• [What this task involves]:
Begin with the first line of the material and copy each line word for word through the line that contains "plt.rcParams['mathtext.it'] = 'Noto"; the pictures are left out.

#####

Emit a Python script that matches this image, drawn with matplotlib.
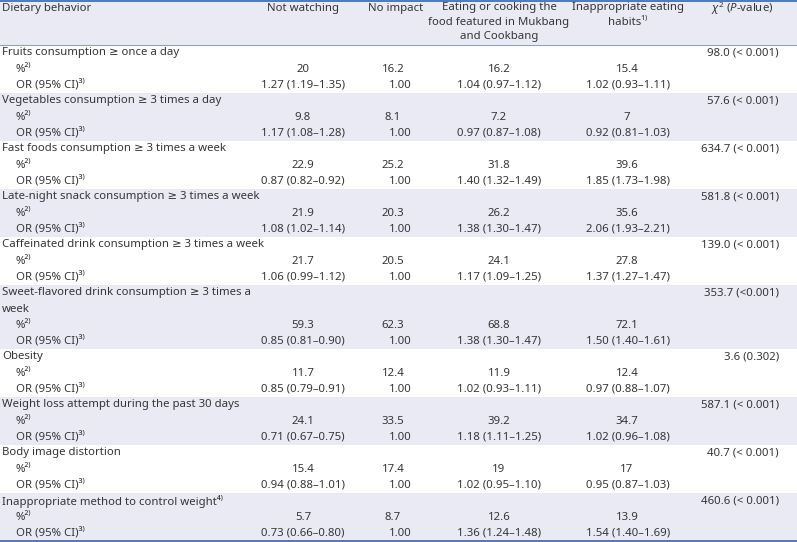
import matplotlib.pyplot as plt
from matplotlib.patches import Rectangle

plt.rcParams['font.family'] = ['Noto Sans', 'DejaVu Sans']
plt.rcParams['mathtext.fontset'] = 'custom'
plt.rcParams['mathtext.rm'] = 'Noto Sans'
plt.rcParams['mathtext.it'] = 'Noto Sans:italic'

# data
behaviors = [
    ["Fruits consumption ≥ once a day"],
    ["Vegetables consumption ≥ 3 times a day"],
    ["Fast foods consumption ≥ 3 times a week"],
    ["Late-night snack consumption ≥ 3 times a week"],
    ["Caffeinated drink consumption ≥ 3 times a week"],
    ["Sweet-flavored drink consumption ≥ 3 times a", "week"],
    ["Obesity"],
    ["Weight loss attempt during the past 30 days"],
    ["Body image distortion"],
    ["Inappropriate method to control weight⁴⁾"],
]
pct_not = ["20", "9.8", "22.9", "21.9", "21.7", "59.3", "11.7", "24.1", "15.4", "5.7"]
pct_noimp = ["16.2", "8.1", "25.2", "20.3", "20.5", "62.3", "12.4", "33.5", "17.4", "8.7"]
pct_eat = ["16.2", "7.2", "31.8", "26.2", "24.1", "68.8", "11.9", "39.2", "19", "12.6"]
pct_inapp = ["15.4", "7", "39.6", "35.6", "27.8", "72.1", "12.4", "34.7", "17", "13.9"]
or_not = ["1.27 (1.19–1.35)", "1.17 (1.08–1.28)", "0.87 (0.82–0.92)", "1.08 (1.02–1.14)",
          "1.06 (0.99–1.12)", "0.85 (0.81–0.90)", "0.85 (0.79–0.91)", "0.71 (0.67–0.75)",
          "0.94 (0.88–1.01)", "0.73 (0.66–0.80)"]
or_noimp = ["1.00"] * 10
or_eat = ["1.04 (0.97–1.12)", "0.97 (0.87–1.08)", "1.40 (1.32–1.49)", "1.38 (1.30–1.47)",
          "1.17 (1.09–1.25)", "1.38 (1.30–1.47)", "1.02 (0.93–1.11)", "1.18 (1.11–1.25)",
          "1.02 (0.95–1.10)", "1.36 (1.24–1.48)"]
or_inapp = ["1.02 (0.93–1.11)", "0.92 (0.81–1.03)", "1.85 (1.73–1.98)", "2.06 (1.93–2.21)",
            "1.37 (1.27–1.47)", "1.50 (1.40–1.61)", "0.97 (0.88–1.07)", "1.02 (0.96–1.08)",
            "0.95 (0.87–1.03)", "1.54 (1.40–1.69)"]
chi = ["98.0 (< 0.001)", "57.6 (< 0.001)", "634.7 (< 0.001)", "581.8 (< 0.001)",
       "139.0 (< 0.001)", "353.7 (<0.001)", "3.6 (0.302)", "587.1 (< 0.001)",
       "40.7 (< 0.001)", "460.6 (< 0.001)"]

W, H = 797, 542
fig = plt.figure(figsize=(W / 100, H / 100), dpi=100)
ax = fig.add_axes([0, 0, 1, 1])
ax.set_xlim(0, W)
ax.set_ylim(H, 0)
ax.axis('off')

txt = '#363636'
shade = '#e9eaf3'
blue = '#3f6fb5'
fs = 8.2

head_bot = 45
rh = 16

# 表头
ax.add_patch(Rectangle((0, 1), W, head_bot - 1, color=shade, lw=0))
hy = 9
ax.text(2, hy, "Dietary behavior", ha='left', va='center', fontsize=fs, color=txt)
ax.text(303, hy, "Not watching", ha='center', va='center', fontsize=fs, color=txt)
ax.text(396, hy, "No impact", ha='center', va='center', fontsize=fs, color=txt)
ax.text(499, 2, "Eating or cooking the\nfood featured in Mukbang\nand Cookbang", ha='center', va='top',
        fontsize=fs, color=txt, linespacing=1.45)
ax.text(628, 2, "Inappropriate eating\nhabits¹⁾", ha='center', va='top',
        fontsize=fs, color=txt, linespacing=1.45)
ax.text(742, hy, r"$\chi^2$ ($\mathit{P}$-value)", ha='center', va='center', fontsize=fs, color=txt)

# 各行
y = head_bot
for i, lines in enumerate(behaviors):
    n = len(lines) + 2
    if i % 2 == 1:
        ax.add_patch(Rectangle((0, y), W, n * rh, color=shade, lw=0))
    for j, line in enumerate(lines):
        ax.text(2, y + rh * (j + 0.5), line, ha='left', va='center', fontsize=fs, color=txt)
    ax.text(779, y + rh * 0.5, chi[i], ha='right', va='center', fontsize=fs, color=txt)
    yp = y + rh * (len(lines) + 0.5)
    yo = yp + rh
    ax.text(16, yp, "%²⁾", ha='left', va='center', fontsize=fs, color=txt)
    ax.text(16, yo, "OR (95% CI)³⁾", ha='left', va='center', fontsize=fs, color=txt)
    ax.text(303, yp, pct_not[i], ha='center', va='center', fontsize=fs, color=txt)
    ax.text(393, yp, pct_noimp[i], ha='center', va='center', fontsize=fs, color=txt)
    ax.text(499, yp, pct_eat[i], ha='center', va='center', fontsize=fs, color=txt)
    ax.text(627, yp, pct_inapp[i], ha='center', va='center', fontsize=fs, color=txt)
    ax.text(303, yo, or_not[i], ha='center', va='center', fontsize=fs, color=txt)
    ax.text(400, yo, or_noimp[i], ha='center', va='center', fontsize=fs, color=txt)
    ax.text(499, yo, or_eat[i], ha='center', va='center', fontsize=fs, color=txt)
    ax.text(628, yo, or_inapp[i], ha='center', va='center', fontsize=fs, color=txt)
    y += n * rh

ax.plot([0, W], [1, 1], color=blue, lw=1.3)
ax.plot([0, W], [head_bot, head_bot], color='#8fa3c8', lw=0.8)
ax.plot([0, W], [y, y], color=blue, lw=1.3)

fig.savefig('out.png', dpi=100)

#####

• [Expected answer]:
Emit a Python script that matches this image, drawn with matplotlib.
import matplotlib.pyplot as plt
from matplotlib.patches import Rectangle

plt.rcParams['font.family'] = ['Noto Sans', 'DejaVu Sans']
plt.rcParams['mathtext.fontset'] = 'custom'
plt.rcParams['mathtext.rm'] = 'Noto Sans'
plt.rcParams['mathtext.it'] = 'Noto Sans:italic'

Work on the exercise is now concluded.